Ghelli denied reports that there was a hatched plan by the Botswana Government and her organisation to kick out the refugees from Botswana.
“UNHCR would never conspire with any state to expel refugees from the country of asylum. On the contrary, UNHCR has assisted the Government of Botswana by providing UNHCR eligibility guidelines for their refugee status applications to help guide the Refugee Advisory Committee with their decision,” said Ghelli.
She said the Eritreans were granted asylum on 27 October, 2015.
“The three main durable solutions are voluntary repatriation, local integration or being given alternative legal status, such as citizenship or permanent residency in the country of asylum and the third one, is resettlement to a third country,” said Ghelli.
She said the decision to refer these Eritrean refugees for resettlement will be based on individual assessments of their cases in light of established criteria. UNHCR will assess their cases, in a similar manner accorded to other refugees. Resettlement is a process that can take between two and three years.
“Once referred for resettlement by UNHCR, the receiving countries undertake their own interviews and undertake a final decision on the cases. Once accepted, there are other processes required to be followed, such as security checks and health screenings.
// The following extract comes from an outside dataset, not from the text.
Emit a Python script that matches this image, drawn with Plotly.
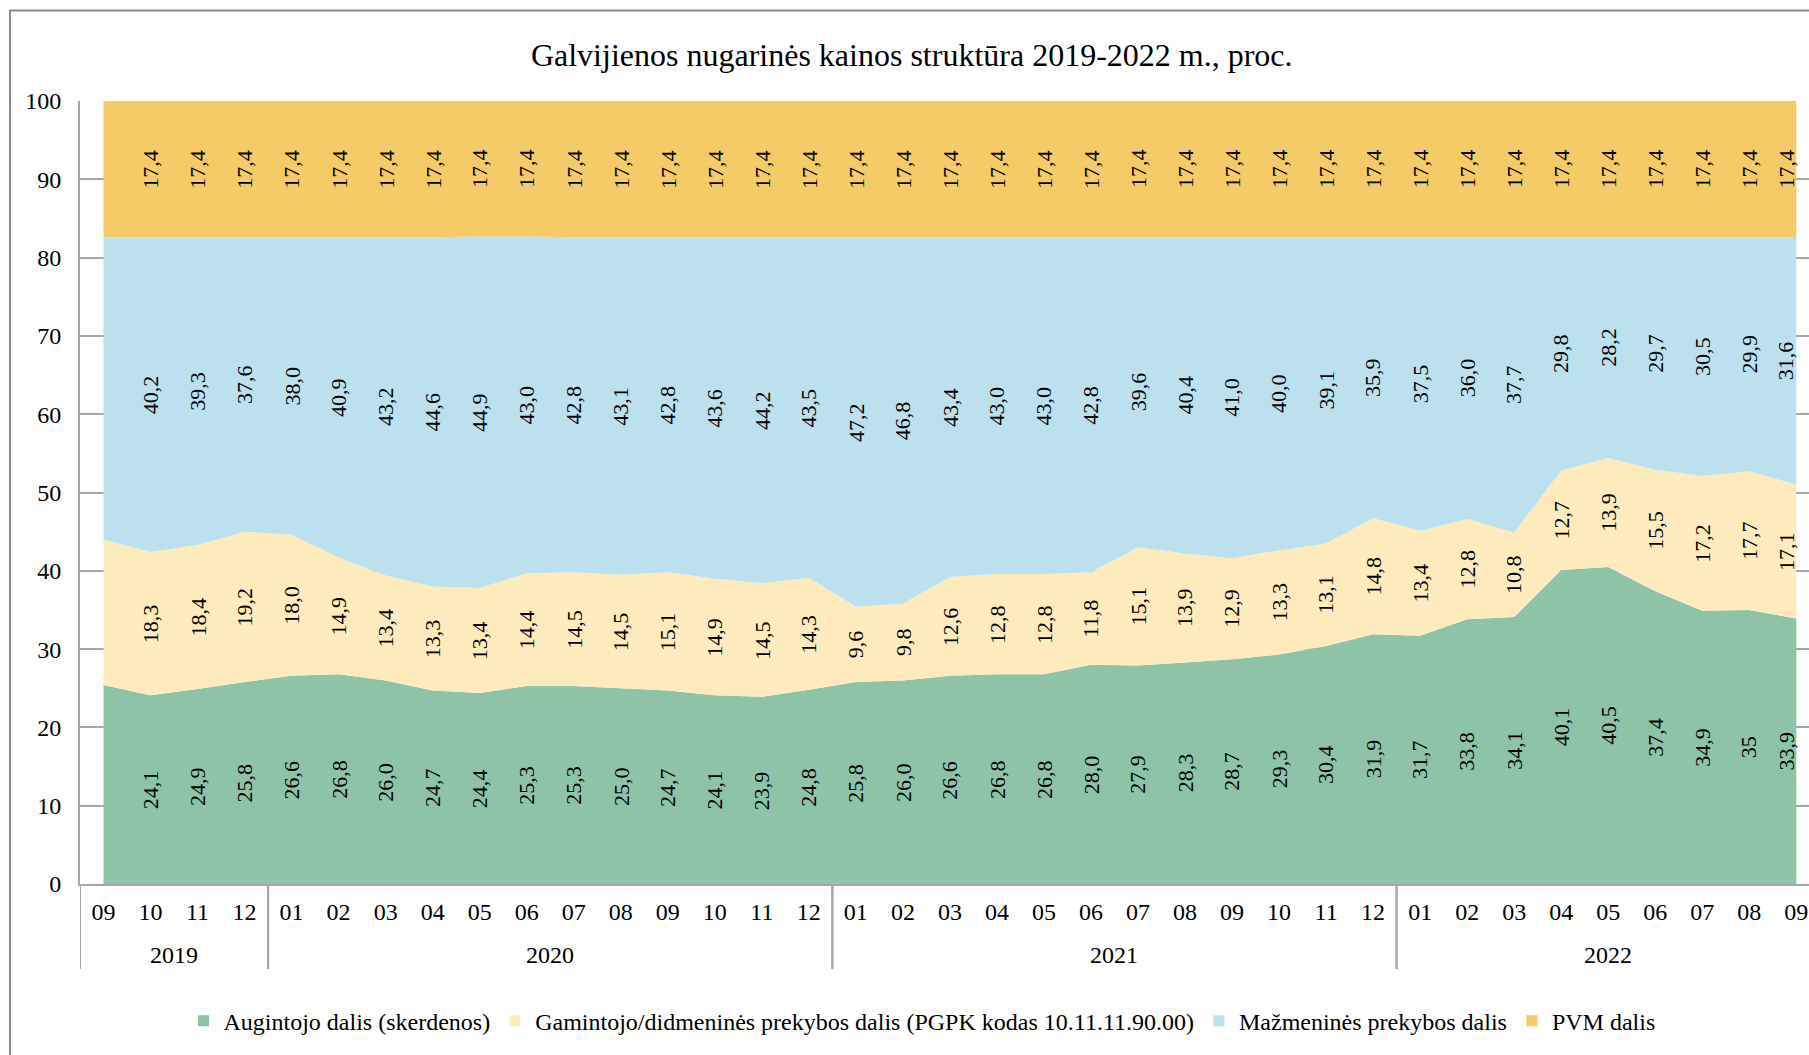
import plotly.graph_objects as go

# ---- data ----
years = ["2019", "2019", "2019", "2019",
         "2020", "2020", "2020", "2020", "2020", "2020", "2020", "2020", "2020", "2020", "2020", "2020",
         "2021", "2021", "2021", "2021", "2021", "2021", "2021", "2021", "2021", "2021", "2021", "2021",
         "2022", "2022", "2022", "2022", "2022", "2022", "2022", "2022", "2022"]
months = ["09", "10", "11", "12",
          "01", "02", "03", "04", "05", "06", "07", "08", "09", "10", "11", "12",
          "01", "02", "03", "04", "05", "06", "07", "08", "09", "10", "11", "12",
          "01", "02", "03", "04", "05", "06", "07", "08", "09"]

augintojo = [25.4, 24.1, 24.9, 25.8,
             26.6, 26.8, 26.0, 24.7, 24.4, 25.3, 25.3, 25.0, 24.7, 24.1, 23.9, 24.8,
             25.8, 26.0, 26.6, 26.8, 26.8, 28.0, 27.9, 28.3, 28.7, 29.3, 30.4, 31.9,
             31.7, 33.8, 34.1, 40.1, 40.5, 37.4, 34.9, 35, 33.9]
gamintojo = [18.6, 18.3, 18.4, 19.2,
             18.0, 14.9, 13.4, 13.3, 13.4, 14.4, 14.5, 14.5, 15.1, 14.9, 14.5, 14.3,
             9.6, 9.8, 12.6, 12.8, 12.8, 11.8, 15.1, 13.9, 12.9, 13.3, 13.1, 14.8,
             13.4, 12.8, 10.8, 12.7, 13.9, 15.5, 17.2, 17.7, 17.1]
mazmenines = [38.6, 40.2, 39.3, 37.6,
              38.0, 40.9, 43.2, 44.6, 44.9, 43.0, 42.8, 43.1, 42.8, 43.6, 44.2, 43.5,
              47.2, 46.8, 43.4, 43.0, 43.0, 42.8, 39.6, 40.4, 41.0, 40.0, 39.1, 35.9,
              37.5, 36.0, 37.7, 29.8, 28.2, 29.7, 30.5, 29.9, 31.6]
pvm = [17.4, 17.4, 17.4, 17.4,
       17.4, 17.4, 17.4, 17.4, 17.4, 17.4, 17.4, 17.4, 17.4, 17.4, 17.4, 17.4,
       17.4, 17.4, 17.4, 17.4, 17.4, 17.4, 17.4, 17.4, 17.4, 17.4, 17.4, 17.4,
       17.4, 17.4, 17.4, 17.4, 17.4, 17.4, 17.4, 17.4, 17.4]

series_names = ["Augintojo dalis (skerdenos)",
                "Gamintojo/didmeninės prekybos dalis (PGPK kodas 10.11.11.90.00)",
                "Mažmeninės prekybos dalis",
                "PVM dalis"]
series_values = [augintojo, gamintojo, mazmenines, pvm]
colors = ["#8EC3A7", "#FDEBBE", "#BDE0EF", "#F4CB66"]

title_text = "Galvijienos nugarinės kainos struktūra 2019-2022 m., proc."
label_start = 1  # first month carries no data labels in the original

FONT = "Liberation Serif, Times New Roman, serif"
GREY = "#A6A6A6"

idx = list(range(len(months)))

fig = go.Figure()

for name, vals, col in zip(series_names, series_values, colors):
    fig.add_trace(go.Scatter(
        x=idx, y=vals, name=name, stackgroup="one", mode="none",
        fillcolor=col, line=dict(width=0), showlegend=False, hoverinfo="skip"))

# legend entries with small square markers
for name, col in zip(series_names, colors):
    fig.add_trace(go.Scatter(
        x=[idx[0]], y=[None], name=name, mode="markers",
        marker=dict(symbol="square", size=11, color=col), showlegend=True))

annotations = []
# data labels, centred in each band (last column nudged inside the plot edge)
n = len(months)
base = [0.0] * n
for vals in series_values:
    for i in range(n):
        if i >= label_start:
            annotations.append(dict(
                x=idx[i], y=base[i] + vals[i] / 2, xref="x", yref="y",
                text=str(vals[i]).replace(".", ","), showarrow=False,
                xshift=-10 if i == n - 1 else 0,
                textangle=-90, font=dict(family=FONT, size=22, color="#000000")))
        base[i] += vals[i]

# year groups: centred labels and divider lines
groups = []
for i, yv in enumerate(years):
    if not groups or groups[-1][0] != yv:
        groups.append([yv, i, i])
    else:
        groups[-1][2] = i

shapes = []
for yv, first, last in groups:
    annotations.append(dict(
        x=(first + last) / 2, y=-0.0907, xref="x", yref="paper",
        text=yv, showarrow=False, yanchor="middle",
        font=dict(family=FONT, size=24, color="#000000")))
    for b in (first - 0.5, last + 0.5):
        shapes.append(dict(type="line", xref="x", yref="paper",
                           x0=b, x1=b, y0=0, y1=-0.1086,
                           line=dict(color=GREY, width=2)))

# outer chart border (cropped on the right and bottom like the original)
shapes.append(dict(type="rect", xref="paper", yref="paper",
                   x0=-0.0405, x1=1.02, y0=-0.25, y1=1.1155,
                   line=dict(color="#8C8C8C", width=2), fillcolor="rgba(0,0,0,0)", layer="below"))

fig.update_layout(
    width=1809, height=1055,
    margin=dict(l=80, r=0, t=101, b=171, autoexpand=False),
    paper_bgcolor="white", plot_bgcolor="white",
    font=dict(family=FONT, size=24, color="#000000"),
    title=dict(text=title_text, x=0.504, xanchor="center", xref="container",
               y=0.948, yanchor="middle", yref="container",
               font=dict(family=FONT, size=32, color="#000000")),
    legend=dict(orientation="h", x=0.487, xanchor="center", y=-0.175, yanchor="middle",
                traceorder="normal",
                font=dict(family=FONT, size=24, color="#000000"),
                itemwidth=30, bgcolor="rgba(0,0,0,0)"),
    annotations=annotations,
    shapes=shapes,
    showlegend=True,
)

fig.update_xaxes(
    range=[-0.5, 36.27], tickmode="array", tickvals=idx, ticktext=months,
    showgrid=False, showline=True, linecolor=GREY, linewidth=2, zeroline=False,
    ticks="", ticklabelstandoff=5,
    tickfont=dict(family=FONT, size=24, color="#000000"), automargin=False)

fig.update_yaxes(
    range=[0, 100], dtick=10, tick0=0,
    showgrid=True, gridcolor=GREY, gridwidth=2,
    showline=True, linecolor=GREY, linewidth=2, ticks="",
    zeroline=False, ticklabelstandoff=12,
    tickfont=dict(family=FONT, size=24, color="#000000"), automargin=False)

fig.write_html("out.html",
               config={"displayModeBar": False},
               post_script="document.body.style.margin='0';document.body.style.overflow='hidden';")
Only after completion of these steps and upon receiving final approval, would a refugee depart to the resettlement country,” she said.
The refugees had been at loggerheads with the Botswana government and UNHCR over what they term callous conditions at Dukwi refugee camp, 547 kilometers from the capital Gaborone.
At one point the refugees were arrested at UN High Commissioner for Refugees awaiting repatriation back to Dukwi camp. They were arrested after their protest at UN agency for refugees for appalling conditions at the camp. The two refugees claimed that despite the UNHCR failure to help them with food and clothing they even went to block their request to resettle them in their country of choice where they would be able to work for themselves.